The spread-option system Meyer will introduce into the Ohio State offense fits Braxton’s skill set perfectly. While he’s not yet the polished passer for the Buckeyes that he proved to be on the high school level, that should come with more experience as the college game “slows down” for him. What he’s already proven to the rest of the B1G is that he’s quick laterally and fast enough to outrun most in a straight line. He’s mature, intelligent as a quarterback, and athletic. And Meyer isn’t messing around with focusing on “preparing him for the draft.” He’s preparing Brax for one thing and one thing only – to do what he was brought to Columbus to do – win games in Scarlet and Gray.
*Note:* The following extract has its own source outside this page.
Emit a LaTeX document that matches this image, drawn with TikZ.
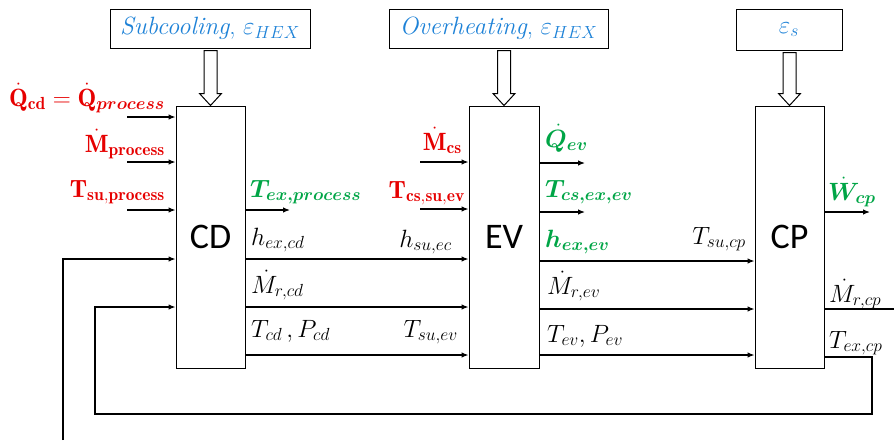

Consider this: the Tim Tebow that we painfully watched play for the NFL’s Denver Broncos last year, a team that had to employ a gimmick offense (by NFL standards) to accommodate his below-average passing abilities, thrived in Urban’s system. During the Gators’ 2008 title run Tebow ran for nearly 700 yards while racking up 2,792 more yards by completing 64.4 percent of his 298 passing attempts.

Meyer inherited Miller from the Jim Tressel Era, but obviously loves the kid and the mold he was built in. He is a Meyer-type quarterback if ever there were one. So it should come as no surprise that the only quarterback Meyer has reeled in within his first recruiting class and a half is the 6th best quarterback of the 2013 class – duel-threat 4-Star J.T. Barrett out of Wichita Falls, Texas. Yeah, there’s that word again. “Duel-threat.”

Barrett should land in Columbus just in time to watch, and learn, from the junior year version of Braxton Miller. If we’re fortunate J.T. will get to learn from the senior year version as well, but that’s yet to be seen. The plan for Brax was to sit behind Pryor his freshman year and watch the senior signal caller in action, setting him up to take over as a sophomore. We all know how that plan worked out, as Miller was thrust into action just three games into his college career. That won’t be the case with Barrett, which gives us even more reason to be excited about what Meyer can do with – or for – the Texas product.

As a junior at Rider High School, Barrett racked up 1,500 yards on the ground and 1,600 more through the air. He’s already better refined than most duel-threat quarterbacks at his age and his upside is unlimited. Meyer will tap into that potential and maximize it, there’s no doubt about that.

If all goes as planned, and depending on how the competition between Barrett and current Buckeye freshman Cardale Jones turns out, Barrett could very well be taking over the reigns from Miller in 2015 already having worked with Meyer for two seasons. He’ll officially be the most prepared quarterback in his debut than any we have seen in Columbus in a few years after starting the last two program-quarterbacks as freshmen.

But first things first. This season we’ll see a sophomore Braxton Miller playing for a two-time National Champion head coach who molds his offense around an athletic quarterback. He’ll be watched closely, and coached up, by new Ohio State quarterbacks coach Tom Herman who himself has a track record of putting up numbers in spread offenses. He’ll run. He’ll pass. He’ll grow. And he’ll thrive.

Business is about to pick up in Columbus.